Below is some material; set it all down exactly, apart from the pictures.

.....

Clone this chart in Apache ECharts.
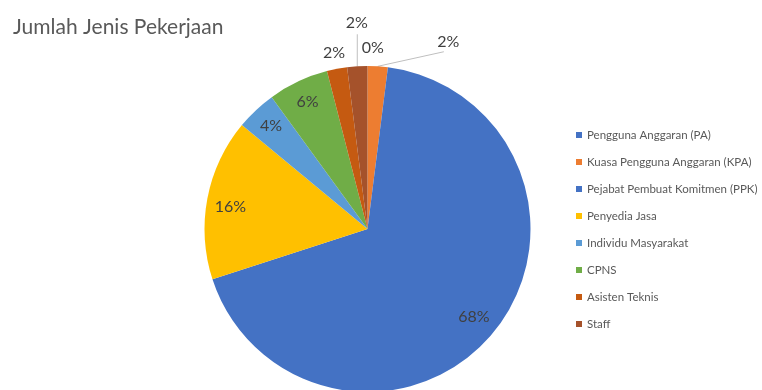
<!DOCTYPE html>
<html>
<head>
<meta charset="utf-8">
<script src="https://cdn.jsdelivr.net/npm/echarts@6/dist/echarts.min.js"></script>
<style>
  html, body { margin: 0; padding: 0; background: #ffffff; }
  #chart { width: 762px; height: 390px; }
</style>
</head>
<body>
<div id="chart"></div>
<script>
// Job categories and their share (percent) of the total
const categories = [
  'Pengguna Anggaran (PA)',
  'Kuasa Pengguna Anggaran (KPA)',
  'Pejabat Pembuat Komitmen (PPK)',
  'Penyedia Jasa',
  'Individu Masyarakat',
  'CPNS',
  'Asisten Teknis',
  'Staff'
];
const shares = [0, 2, 68, 16, 4, 6, 2, 2];
const sliceColors = ['#4472C4', '#ED7D31', '#4472C4', '#FFC000', '#5B9BD5', '#70AD47', '#C55A11', '#A5522B'];

// Pie geometry (px)
const CX = 367.5, CY = 229, R = 163;

// Label placement: distance from centre and angular nudge (deg) per slice
const labelDist = [181, 204, 138, 139, 141, 141, 179, 206];
const labelTurn = [1.7, 19.7, 0, -1.5, 0, 0, 0, 0.6];
const withLeader = [false, true, false, false, false, false, false, true];

const total = shares.reduce((a, b) => a + b, 0);
const midAngles = [];
let acc = 0;
shares.forEach(v => {
  midAngles.push((acc + v / 2) / total * 360);
  acc += v;
});

function polar(deg, r) {
  const a = deg * Math.PI / 180;
  return [CX + r * Math.sin(a), CY - r * Math.cos(a)];
}

const chart = echarts.init(document.getElementById('chart'));

chart.setOption({
  animation: false,
  color: sliceColors,
  title: {
    text: 'Jumlah Jenis Pekerjaan',
    left: 8,
    top: 12,
    textStyle: { fontFamily: 'Lato', fontSize: 21, fontWeight: 'normal', color: '#595959' }
  },
  legend: {
    orient: 'vertical',
    left: 571,
    top: 123,
    icon: 'rect',
    itemWidth: 6,
    itemHeight: 6,
    itemGap: 13,
    data: categories,
    textStyle: { fontFamily: 'Lato', fontSize: 11.5, color: '#595959', lineHeight: 14, padding: [0, 0, 0, 0] }
  },
  series: [{
    type: 'pie',
    center: [CX, CY],
    radius: R,
    startAngle: 90,
    clockwise: true,
    avoidLabelOverlap: false,
    itemStyle: { borderWidth: 0 },
    data: categories.map((name, i) => ({
      name: name,
      value: shares[i],
      labelLine: { show: withLeader[i], lineStyle: { color: '#BFBFBF', width: 1 } }
    })),
    label: {
      show: true,
      position: 'outside',
      formatter: p => p.value + '%',
      fontFamily: 'Lato',
      fontSize: 16,
      color: '#404040'
    },
    labelLayout: function (params) {
      const i = params.dataIndex;
      const ang = midAngles[i] + labelTurn[i];
      const p = polar(ang, labelDist[i]);
      const out = { x: p[0], y: p[1], align: 'center', verticalAlign: 'middle' };
      if (withLeader[i]) {
        const start = polar(midAngles[i], R);
        const end = polar(ang, labelDist[i] - 11);
        out.labelLinePoints = [start, end, end];
      }
      return out;
    }
  }]
});
</script>
</body>
</html>
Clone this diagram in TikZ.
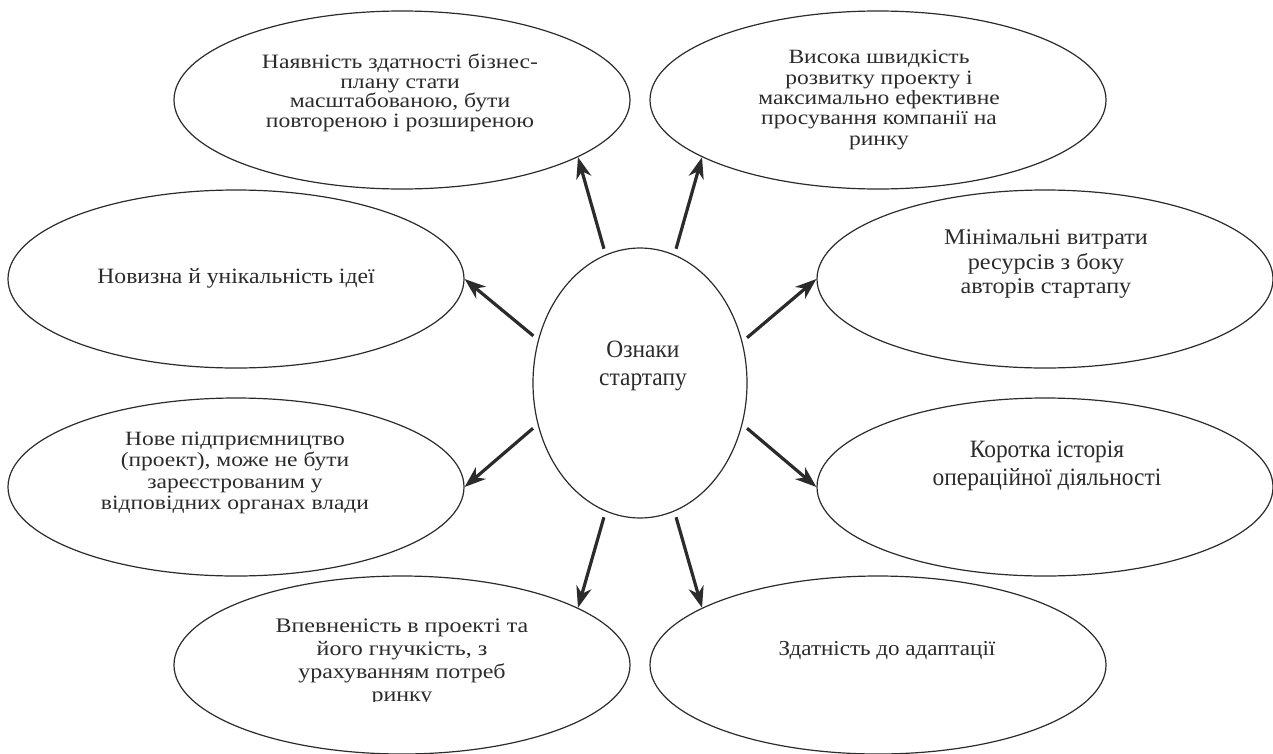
\documentclass[tikz,border=0pt]{standalone}
\usepackage{fontspec}
\setmainfont{Liberation Serif}
% the same serif face at three horizontal widths
\newfontfamily\serifwide[FakeStretch=1.16]{Liberation Serif}
\newfontfamily\serifmid[FakeStretch=1.08]{Liberation Serif}
\newfontfamily\serifnarrow[FakeStretch=0.94]{Liberation Serif}
\usetikzlibrary{shapes.geometric,arrows.meta}
\definecolor{ink}{HTML}{2B2B2B}
\tikzset{
  oval/.style={ellipse, draw=ink, line width=0.9pt, inner sep=0pt,
    minimum width=342pt, minimum height=133.5pt},
  hub/.style={ellipse, draw=ink, line width=0.9pt, inner sep=0pt,
    minimum width=160.5pt, minimum height=202.5pt},
  txt/.style={align=center, text=ink, inner sep=0pt},
  arr/.style={draw=ink, line width=2.4pt, shorten <=4.5pt,
    -{Stealth[length=16pt, width=11.5pt, inset=5pt]}},
}
\newcommand{\fs}[2]{\fontsize{#1}{#2}\selectfont}
\begin{document}
\begin{tikzpicture}[x=0.75pt, y=-0.75pt]
\useasboundingbox (0,0) rectangle (1273,753);

% central node and the eight features around it
\node[hub]  (c)  at (640,383) {};
\node[oval] (e1) at (402,100) {};
\node[oval] (e2) at (878,100) {};
\node[oval] (e3) at (236,279) {};
\node[oval] (e4) at (1045,279) {};
\node[oval] (e5) at (236,487) {};
\node[oval] (e6) at (1045,487) {};
\node[oval] (e7) at (402,665) {};
\node[oval] (e8) at (878,665) {};

% labels
\node[txt, font=\serifnarrow\fs{18.7pt}{21pt}] (ct) at (643,366) {Ознаки\\стартапу};
\node[txt, font=\serifwide\fs{15.3pt}{14.6pt}] (t1) at (400,93)
  {Наявність здатності бізнес-\\плану стати\\масштабованою, бути\\повтореною і розширеною};
\node[txt, font=\serifwide\fs{15.2pt}{15.2pt}] (t2) at (879,100)
  {Висока швидкість\\розвитку проекту і\\максимально ефективне\\просування компанії на\\ринку};
\node[txt, font=\serifmid\fs{16.4pt}{17pt}] (t3) at (236,278) {Новизна й унікальність ідеї};
\node[txt, font=\serifmid\fs{16.8pt}{18.4pt}] (t4) at (1046,264)
  {Мінімальні витрати\\ресурсів з боку\\авторів стартапу};
\node[txt, font=\serifwide\fs{15.2pt}{16.1pt}] (t5) at (235,473)
  {Нове підприємництво\\(проект), може не бути\\зареєстрованим у\\відповідних органах влади};
\node[txt, font=\serifnarrow\fs{18.7pt}{21pt}] (t6) at (1047,466)
  {Коротка історія\\операційної діяльності};
\begin{scope}
  \clip (250,600) rectangle (560,701);
  \node[txt, font=\serifwide\fs{15.5pt}{17.25pt}] (t7) at (402,662)
    {Впевненість в проекті та\\його гнучкість, з\\урахуванням потреб\\ринку};
\end{scope}
\node[txt, font=\serifmid\fs{16pt}{18pt}] (t8) at (887,650) {Здатність до адаптації};

% arrows from the hub to each feature
\draw[arr] (c.105)   -- (e1.-18);
\draw[arr] (c.75)    -- (e2.198);
\draw[arr] (c.157.6) -- (e3.0);
\draw[arr] (c.22.4)  -- (e4.180);
\draw[arr] (c.202.4) -- (e5.0);
\draw[arr] (c.-22.4) -- (e6.180);
\draw[arr] (c.255)   -- (e7.18);
\draw[arr] (c.285)   -- (e8.162);
\end{tikzpicture}
\end{document}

.....

» Result of this exercise:
Clone this chart in Apache ECharts.
<!DOCTYPE html>
<html>
<head>
<meta charset="utf-8">
<script src="https://cdn.jsdelivr.net/npm/echarts@6/dist/echarts.min.js"></script>
<style>
  html, body { margin: 0; padding: 0; background: #ffffff; }
  #chart { width: 762px; height: 390px; }
</style>
</head>
<body>
<div id="chart"></div>
<script>
// Job categories and their share (percent) of the total
const categories = [
  'Pengguna Anggaran (PA)',
  'Kuasa Pengguna Anggaran (KPA)',
  'Pejabat Pembuat Komitmen (PPK)',
  'Penyedia Jasa',
  'Individu Masyarakat',
  'CPNS',
  'Asisten Teknis',
  'Staff'
];
const shares = [0, 2, 68, 16, 4, 6, 2, 2];
const sliceColors = ['#4472C4', '#ED7D31', '#4472C4', '#FFC000', '#5B9BD5', '#70AD47', '#C55A11', '#A5522B'];

// Pie geometry (px)
const CX = 367.5, CY = 229, R = 163;

// Label placement: distance from centre and angular nudge (deg) per slice
const labelDist = [181, 204, 138, 139, 141, 141, 179, 206];
const labelTurn = [1.7, 19.7, 0, -1.5, 0, 0, 0, 0.6];
const withLeader = [false, true, false, false, false, false, false, true];

const total = shares.reduce((a, b) => a + b, 0);
const midAngles = [];
let acc = 0;
shares.forEach(v => {
  midAngles.push((acc + v / 2) / total * 360);
  acc += v;
});

function polar(deg, r) {
  const a = deg * Math.PI / 180;
  return [CX + r * Math.sin(a), CY - r * Math.cos(a)];
}

const chart = echarts.init(document.getElementById('chart'));

chart.setOption({
  animation: false,
  color: sliceColors,
  title: {
    text: 'Jumlah Jenis Pekerjaan',
    left: 8,
    top: 12,
    textStyle: { fontFamily: 'Lato', fontSize: 21, fontWeight: 'normal', color: '#595959' }
  },
  legend: {
    orient: 'vertical',
    left: 571,
    top: 123,
    icon: 'rect',
    itemWidth: 6,
    itemHeight: 6,
    itemGap: 13,
    data: categories,
    textStyle: { fontFamily: 'Lato', fontSize: 11.5, color: '#595959', lineHeight: 14, padding: [0, 0, 0, 0] }
  },
  series: [{
    type: 'pie',
    center: [CX, CY],
    radius: R,
    startAngle: 90,
    clockwise: true,
    avoidLabelOverlap: false,
    itemStyle: { borderWidth: 0 },
    data: categories.map((name, i) => ({
      name: name,
      value: shares[i],
      labelLine: { show: withLeader[i], lineStyle: { color: '#BFBFBF', width: 1 } }
    })),
    label: {
      show: true,
      position: 'outside',
      formatter: p => p.value + '%',
      fontFamily: 'Lato',
      fontSize: 16,
      color: '#404040'
    },
    labelLayout: function (params) {
      const i = params.dataIndex;
      const ang = midAngles[i] + labelTurn[i];
      const p = polar(ang, labelDist[i]);
      const out = { x: p[0], y: p[1], align: 'center', verticalAlign: 'middle' };
      if (withLeader[i]) {
        const start = polar(midAngles[i], R);
        const end = polar(ang, labelDist[i] - 11);
        out.labelLinePoints = [start, end, end];
      }
      return out;
    }
  }]
});
</script>
</body>
</html>
Clone this diagram in TikZ.
\documentclass[tikz,border=0pt]{standalone}
\usepackage{fontspec}
\setmainfont{Liberation Serif}
% the same serif face at three horizontal widths
\newfontfamily\serifwide[FakeStretch=1.16]{Liberation Serif}
\newfontfamily\serifmid[FakeStretch=1.08]{Liberation Serif}
\newfontfamily\serifnarrow[FakeStretch=0.94]{Liberation Serif}
\usetikzlibrary{shapes.geometric,arrows.meta}
\definecolor{ink}{HTML}{2B2B2B}
\tikzset{
  oval/.style={ellipse, draw=ink, line width=0.9pt, inner sep=0pt,
    minimum width=342pt, minimum height=133.5pt},
  hub/.style={ellipse, draw=ink, line width=0.9pt, inner sep=0pt,
    minimum width=160.5pt, minimum height=202.5pt},
  txt/.style={align=center, text=ink, inner sep=0pt},
  arr/.style={draw=ink, line width=2.4pt, shorten <=4.5pt,
    -{Stealth[length=16pt, width=11.5pt, inset=5pt]}},
}
\newcommand{\fs}[2]{\fontsize{#1}{#2}\selectfont}
\begin{document}
\begin{tikzpicture}[x=0.75pt, y=-0.75pt]
\useasboundingbox (0,0) rectangle (1273,753);

% central node and the eight features around it
\node[hub]  (c)  at (640,383) {};
\node[oval] (e1) at (402,100) {};
\node[oval] (e2) at (878,100) {};
\node[oval] (e3) at (236,279) {};
\node[oval] (e4) at (1045,279) {};
\node[oval] (e5) at (236,487) {};
\node[oval] (e6) at (1045,487) {};
\node[oval] (e7) at (402,665) {};
\node[oval] (e8) at (878,665) {};

% labels
\node[txt, font=\serifnarrow\fs{18.7pt}{21pt}] (ct) at (643,366) {Ознаки\\стартапу};
\node[txt, font=\serifwide\fs{15.3pt}{14.6pt}] (t1) at (400,93)
  {Наявність здатності бізнес-\\плану стати\\масштабованою, бути\\повтореною і розширеною};
\node[txt, font=\serifwide\fs{15.2pt}{15.2pt}] (t2) at (879,100)
  {Висока швидкість\\розвитку проекту і\\максимально ефективне\\просування компанії на\\ринку};
\node[txt, font=\serifmid\fs{16.4pt}{17pt}] (t3) at (236,278) {Новизна й унікальність ідеї};
\node[txt, font=\serifmid\fs{16.8pt}{18.4pt}] (t4) at (1046,264)
  {Мінімальні витрати\\ресурсів з боку\\авторів стартапу};
\node[txt, font=\serifwide\fs{15.2pt}{16.1pt}] (t5) at (235,473)
  {Нове підприємництво\\(проект), може не бути\\зареєстрованим у\\відповідних органах влади};
\node[txt, font=\serifnarrow\fs{18.7pt}{21pt}] (t6) at (1047,466)
  {Коротка історія\\операційної діяльності};
\begin{scope}
  \clip (250,600) rectangle (560,701);
  \node[txt, font=\serifwide\fs{15.5pt}{17.25pt}] (t7) at (402,662)
    {Впевненість в проекті та\\його гнучкість, з\\урахуванням потреб\\ринку};
\end{scope}
\node[txt, font=\serifmid\fs{16pt}{18pt}] (t8) at (887,650) {Здатність до адаптації};

% arrows from the hub to each feature
\draw[arr] (c.105)   -- (e1.-18);
\draw[arr] (c.75)    -- (e2.198);
\draw[arr] (c.157.6) -- (e3.0);
\draw[arr] (c.22.4)  -- (e4.180);
\draw[arr] (c.202.4) -- (e5.0);
\draw[arr] (c.-22.4) -- (e6.180);
\draw[arr] (c.255)   -- (e7.18);
\draw[arr] (c.285)   -- (e8.162);
\end{tikzpicture}
\end{document}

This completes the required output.